Country/Folk

Ray Wylie Hubbard

When: Thu., Aug. 9 2012

RAY WYLIE HUBBARD For longer than you’ve been alive, original country punk Ray Wylie Hubbard has been singing about a poor West Virginia redneck who’s “not responsible for what he’s doing, because his mother made him what he is.” Hubbard’s “Up Against the Wall, Redneck Mother” may be a great barroom sing-along, but it isn’t necessarily one of his greatest songs. The 65-year-old troubadour is a storyteller of deep and wide-ranging talent who’s inspired a legion of younger fellow Texans like Hayes Carll and Ryan Bingham. Hubbard brings a grizzled wit and allegorical grandeur to the unmanageable lives of miscreants, addicts, gamblers and poets.

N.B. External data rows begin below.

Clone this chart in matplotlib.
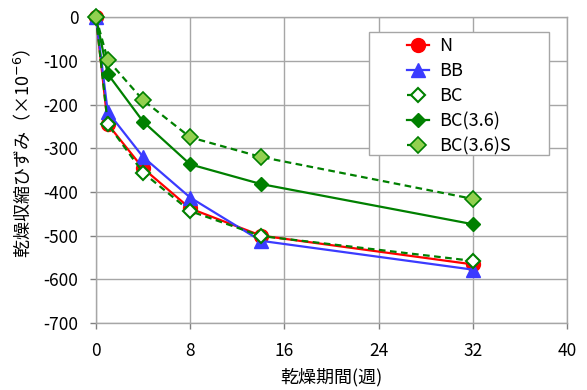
import matplotlib
matplotlib.use("Agg")
import matplotlib.pyplot as plt
from matplotlib.patches import Rectangle

plt.rcParams['font.family'] = ['Noto Sans CJK JP', 'DejaVu Sans']
plt.rcParams['mathtext.fontset'] = 'dejavusans'

weeks = [0, 1, 4, 8, 14, 32]
series_names = ["N", "BB", "BC", "BC(3.6)", "BC(3.6)S"]
n_vals = [0, -245, -346, -438, -500, -566]
bb_vals = [0, -217, -320, -413, -512, -578]
bc_vals = [0, -245, -356, -444, -501, -558]
bc36_vals = [0, -130, -239, -337, -382, -474]
bc36s_vals = [0, -98, -190, -275, -320, -416]

x_ticks = [0, 8, 16, 24, 32, 40]
y_ticks = [0, -100, -200, -300, -400, -500, -600, -700]

fig = plt.figure(figsize=(5.87, 3.90), dpi=100)
ax = fig.add_axes([0.1635, 0.172, 0.8025, 0.784])

styles = [
    dict(color="#FF0000", ls="-", marker="o", mfc="#FF0000", mec="#FF0000", ms=10, lw=1.6),
    dict(color="#3B3BFF", ls="-", marker="^", mfc="#3B3BFF", mec="#3B3BFF", ms=10, lw=1.6),
    dict(color="#008000", ls=(0, (3, 2)), marker="D", mfc="white", mec="#008000", ms=7, lw=1.6, mew=1.5),
    dict(color="#008000", ls="-", marker="D", mfc="#008000", mec="#008000", ms=7, lw=1.6),
    dict(color="#008000", ls=(0, (3, 2)), marker="D", mfc="#92D050", mec="#008000", ms=8.5, lw=1.6, mew=1.2),
]
all_vals = [n_vals, bb_vals, bc_vals, bc36_vals, bc36s_vals]
for name, vals, st in zip(series_names, all_vals, styles):
    ax.plot(weeks, vals, label=name, clip_on=False, zorder=3, **st)

ax.set_xlim(0, 40)
ax.set_ylim(-700, 0)
ax.set_xticks(x_ticks)
ax.set_yticks(y_ticks)
ax.set_yticklabels([str(v) for v in y_ticks])
ax.grid(True, color="#A6A6A6", lw=1.0)
ax.set_axisbelow(True)
for sp in ax.spines.values():
    sp.set_color("#A6A6A6")
    sp.set_linewidth(1.0)
ax.tick_params(axis="both", colors="#808080", labelcolor="black", labelsize=12.5, length=4.5, width=1.0)
ax.tick_params(axis="x", pad=9)
ax.tick_params(axis="y", pad=8)

ax.set_xlabel("乾燥期間(週)", fontsize=13, labelpad=6)
ax.set_ylabel("乾燥収縮ひずみ（×10$^{-6}$）", fontsize=13)
ax.yaxis.set_label_coords(-0.134, 0.554)

# legend box
ax.add_patch(Rectangle((0.5796, 0.549), 0.382, 0.402, transform=ax.transAxes,
                       facecolor="white", edgecolor="#A6A6A6", lw=1.0, zorder=4))
leg = ax.legend(loc="upper left", bbox_to_anchor=(0.6603, 0.934), fontsize=13,
                frameon=False, handlelength=1.2, borderpad=0, labelspacing=0.38,
                handletextpad=0.6, borderaxespad=0)
leg.set_zorder(5)

fig.savefig("out.png", dpi=100)
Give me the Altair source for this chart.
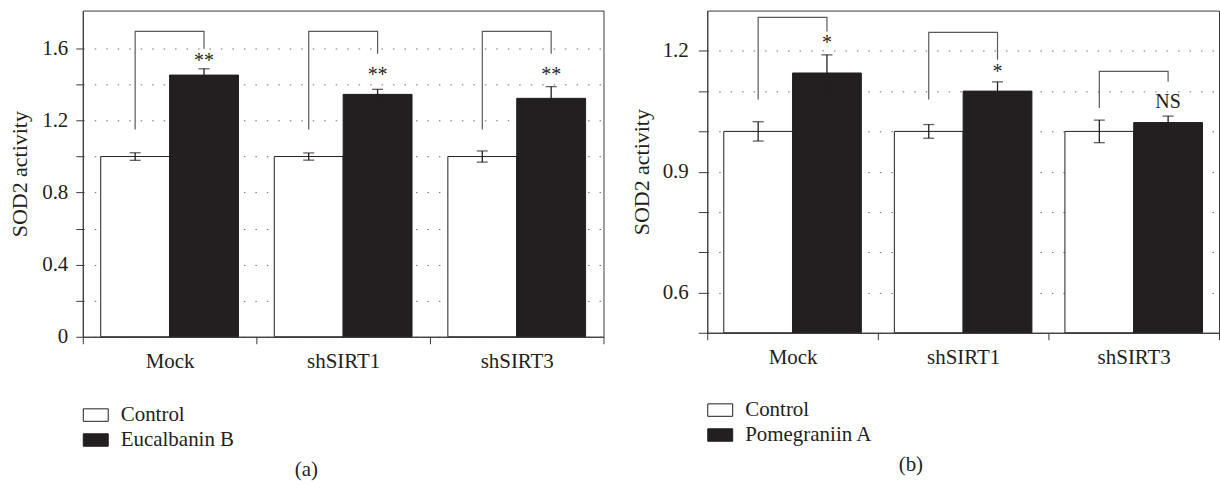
import altair as alt
import pandas as pd

INK = "#231f20"
AXIS = "#3a3a3a"
BRACKET = "#5a5a5a"
GRID = "#6e6e6e"
FONT = "Liberation Serif"
FS = 21

groups = ["Mock", "shSIRT1", "shSIRT3"]

# ---- Panel (a) ----
a_treatments = ["Control", "Eucalbanin B"]
a_ctrl_mean = [1.0, 1.0, 1.0]
a_ctrl_err = [0.021, 0.02, 0.031]
a_trt_mean = [1.452, 1.345, 1.323]
a_trt_err = [0.035, 0.028, 0.065]
a_sig = ["**", "**", "**"]
a_sig_y = [1.531, 1.454, 1.454]
a_br_top = [1.695, 1.695, 1.695]
a_br_left = [1.15, 1.15, 1.15]
a_br_right = [1.598, 1.57, 1.57]
a_ticks = [0, 0.2, 0.4, 0.6, 0.8, 1.0, 1.2, 1.4, 1.6]
a_labels = ["0", "", "0.4", "", "0.8", "", "1.2", "", "1.6"]

# ---- Panel (b) ----
b_treatments = ["Control", "Pomegraniin A"]
b_ctrl_mean = [1.0, 1.0, 1.0]
b_ctrl_err = [0.024, 0.017, 0.028]
b_trt_mean = [1.145, 1.100, 1.022]
b_trt_err = [0.045, 0.023, 0.016]
b_sig = ["*", "*", "NS"]
b_sig_y = [1.219, 1.147, 1.074]
b_br_top = [1.283, 1.246, 1.149]
b_br_left = [1.079, 1.079, 1.058]
b_br_right = [1.248, 1.178, 1.123]
b_ticks = [0.5, 0.6, 0.7, 0.8, 0.9, 1.0, 1.1, 1.2]
b_labels = ["", "0.6", "", "", "0.9", "", "", "1.2"]


def label_expr(ticks, labels):
    vals = "[" + ",".join(repr(t) for t in ticks) + "]"
    labs = "[" + ",".join("'" + l + "'" for l in labels) + "]"
    return f"{labs}[indexof({vals}, datum.value)]"


def panel(treatments, ctrl_mean, ctrl_err, trt_mean, trt_err, sig, sig_y,
          br_top, br_left, br_right, ydomain, ticks, labels, width, height,
          pad_outer, tick_size, label_pad, title_pad, legend_y, caption,
          caption_offset, caption_dx):
    rows, caps, br, sg = [], [], [], []
    for i, g in enumerate(groups):
        for t, m, e in ((treatments[0], ctrl_mean[i], ctrl_err[i]),
                        (treatments[1], trt_mean[i], trt_err[i])):
            rows.append(dict(group=g, treatment=t, mean=m, lo=m - e, hi=m + e))
            caps.append(dict(group=g, treatment=t, v=m - e))
            caps.append(dict(group=g, treatment=t, v=m + e))
        br += [
            dict(group=g, treatment=treatments[0], v=br_left[i], k=0),
            dict(group=g, treatment=treatments[0], v=br_top[i], k=1),
            dict(group=g, treatment=treatments[1], v=br_top[i], k=2),
            dict(group=g, treatment=treatments[1], v=br_right[i], k=3),
        ]
        sg.append(dict(group=g, treatment=treatments[1], v=sig_y[i], s=sig[i]))
    df = pd.DataFrame(rows)
    caps_df = pd.DataFrame(caps)
    br_df = pd.DataFrame(br)
    sg_df = pd.DataFrame(sg)

    xscale = alt.Scale(domain=groups, paddingInner=0, paddingOuter=0)
    oscale = alt.Scale(domain=treatments, paddingInner=0, paddingOuter=pad_outer)
    yscale = alt.Scale(domain=ydomain, nice=False, zero=False)

    xaxis = alt.Axis(title=None, tickBand="extent", tickSize=7, labelAngle=0,
                     labelFont=FONT, labelFontSize=FS, labelColor=INK,
                     labelPadding=7, domainColor=AXIS, tickColor=AXIS,
                     grid=False)
    yaxis = alt.Axis(title="SOD2 activity", values=ticks,
                     labelExpr=label_expr(ticks, labels),
                     tickSize=tick_size, labelPadding=label_pad,
                     titlePadding=title_pad, labelFont=FONT, labelFontSize=FS,
                     labelColor=INK, titleFont=FONT, titleFontSize=22,
                     titleFontWeight="normal", titleColor=INK,
                     domainColor=AXIS, tickColor=AXIS, grid=True,
                     gridDash=[1.5, 10], gridColor=GRID, gridWidth=1,
                     zindex=0)

    def X():
        return alt.X("group:N", scale=xscale, axis=xaxis)

    def XO():
        return alt.XOffset("treatment:N", scale=oscale)

    def Y(field):
        return alt.Y(field, scale=yscale, axis=yaxis)

    bars = alt.Chart(df).mark_bar(stroke=INK, strokeWidth=1).encode(
        x=X(), xOffset=XO(), y=Y("mean:Q"),
        y2=alt.datum(ydomain[0]),
        color=alt.Color(
            "treatment:N",
            scale=alt.Scale(domain=treatments, range=["#ffffff", INK]),
            legend=alt.Legend(
                title=None, orient="none", legendX=0, legendY=legend_y,
                direction="vertical", symbolType="M-1,-0.5H1V0.5H-1Z",
                symbolSize=625, symbolStrokeColor=INK, symbolStrokeWidth=1,
                labelFont=FONT, labelFontSize=FS, labelColor=INK,
                labelOffset=12, rowPadding=2, padding=0),
        ),
    )
    err = alt.Chart(df).mark_rule(color=INK, strokeWidth=1.3).encode(
        x=X(), xOffset=XO(), y=Y("lo:Q"), y2="hi:Q",
    )
    cap = alt.Chart(caps_df).mark_tick(color=INK, size=11, thickness=1.3,
                                       orient="horizontal").encode(
        x=X(), xOffset=XO(), y=Y("v:Q"),
    )
    bracket = alt.Chart(br_df).mark_line(color=BRACKET, strokeWidth=1.2).encode(
        x=X(), xOffset=XO(), y=Y("v:Q"),
        detail="group:N", order="k:Q",
    )
    stars = alt.Chart(sg_df).mark_text(font=FONT, fontSize=20, color=INK,
                                       baseline="middle").encode(
        x=X(), xOffset=XO(), y=Y("v:Q"), text="s:N",
    )
    return alt.layer(bars, err, cap, bracket, stars).properties(
        width=width, height=height,
        title=alt.TitleParams(text=caption, orient="bottom", anchor="middle",
                              frame="bounds", font=FONT, fontSize=FS,
                              fontWeight="normal", color=INK,
                              offset=caption_offset, dx=caption_dx),
    )


pa = panel(a_treatments, a_ctrl_mean, a_ctrl_err, a_trt_mean, a_trt_err,
           a_sig, a_sig_y, a_br_top, a_br_left, a_br_right, [0, 1.81],
           a_ticks, a_labels, 522, 327, 0.26, 7, 8, 10, 392.5, "(a)", 9, 0)
pb = panel(b_treatments, b_ctrl_mean, b_ctrl_err, b_trt_mean, b_trt_err,
           b_sig, b_sig_y, b_br_top, b_br_left, b_br_right, [0.5, 1.3],
           b_ticks, b_labels, 513, 323, 0.24, 9, 10, 9, 387.5, "(b)", 9, -14)

chart = alt.hconcat(pa, pb, spacing=25).resolve_scale(
    color="independent", x="independent", y="independent",
    xOffset="independent",
).properties(
    padding={"left": 8, "top": 9, "right": 0, "bottom": 0},
    background="white",
).configure_view(stroke=AXIS, strokeWidth=1)

chart.save("out.html", embed_options={"renderer": "svg", "actions": False})
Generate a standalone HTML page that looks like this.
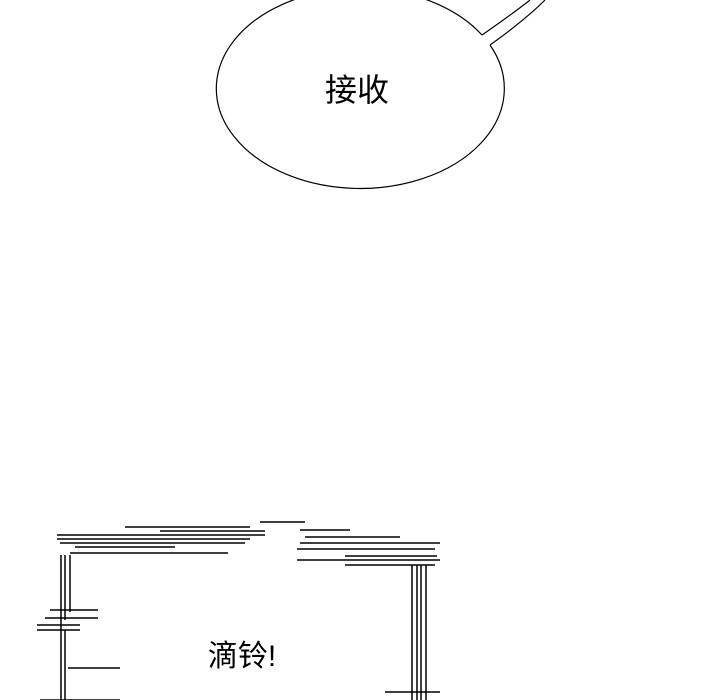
<!DOCTYPE html>
<html><head><meta charset="utf-8"><style>
html,body{margin:0;padding:0;background:#fff;width:720px;height:700px;overflow:hidden}
</style></head><body>
<svg width="720" height="700" viewBox="0 0 720 700" xmlns="http://www.w3.org/2000/svg">
<g fill="none" stroke="#000" stroke-width="1.2">
<path d="M482 35 Q515 12 530 0"/>
<path d="M490 45 Q525 20 545 0"/>
<path d="M482 35 A144 100 0 1 0 490 45"/>
</g>
<text x="357" y="101" font-size="32" text-anchor="middle" font-family="'Liberation Sans','Noto Sans CJK SC',sans-serif">接收</text>
<g stroke="#000" stroke-width="1.5" fill="none">
<path d="M57 535 H265"/><path d="M57 539 H250"/><path d="M60 543 H245"/><path d="M75 547 H175"/><path d="M70 553 H228"/>
<path d="M125 527 H250"/><path d="M160 531 H265"/>
<path d="M260 522 H305"/>
<path d="M300 530 H350"/><path d="M305 537 H400"/><path d="M300 543 H440"/><path d="M297 549 H435"/><path d="M297 560 H440"/><path d="M345 556 H437"/><path d="M345 565 H435"/>
<path d="M61 555 V700"/><path d="M65 555 V620"/><path d="M70 555 V612"/>
<path d="M50 610 H98"/><path d="M45 618 H98"/><path d="M37 625 H80"/><path d="M37 630 H80"/>
<path d="M68 668 H120"/><path d="M40 700 H120"/>
<path d="M65 630 V700"/>
<path d="M412 565 V700"/><path d="M417 565 V700"/><path d="M421 565 V700"/><path d="M426 565 V700"/>
<path d="M385 692 H440"/>
</g>
<text x="242" y="666" font-size="30" text-anchor="middle" font-family="'Liberation Sans','Noto Sans CJK SC',sans-serif">滴铃!</text>
</svg>
</body></html>
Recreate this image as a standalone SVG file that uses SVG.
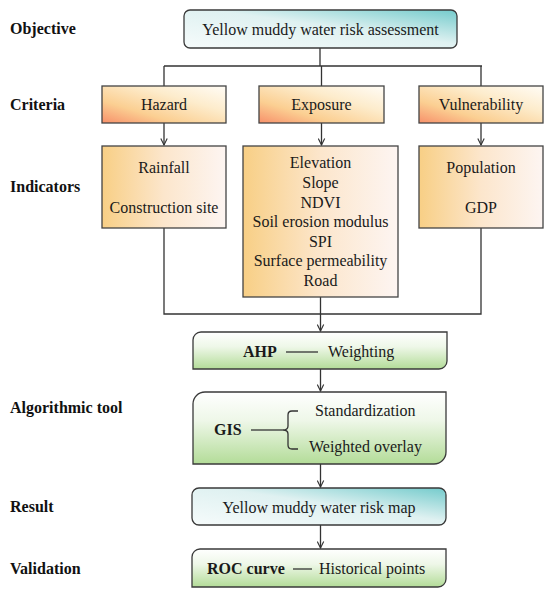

For instance, in “Drunken Poet’s Dream,” he telescopes a lifetime of daily debauchery in a single line: “Whiskey bottles are scattered like last night’s clothes; cigarettes, papers and Oreos.” His latest, The Grifter’s Hymnal, finds one protagonist wondering how he wound up on “New Year’s Eve at the Gates of Hell.” Hubbard’s “Redneck Mothers” may not be his greatest, but there isn’t much more in life I’d like to see than this scruffy Texas outlaw, in a Charlotte bar, metaphorically throwing a bunch of greasy Tea Party “patriots” up against a wall.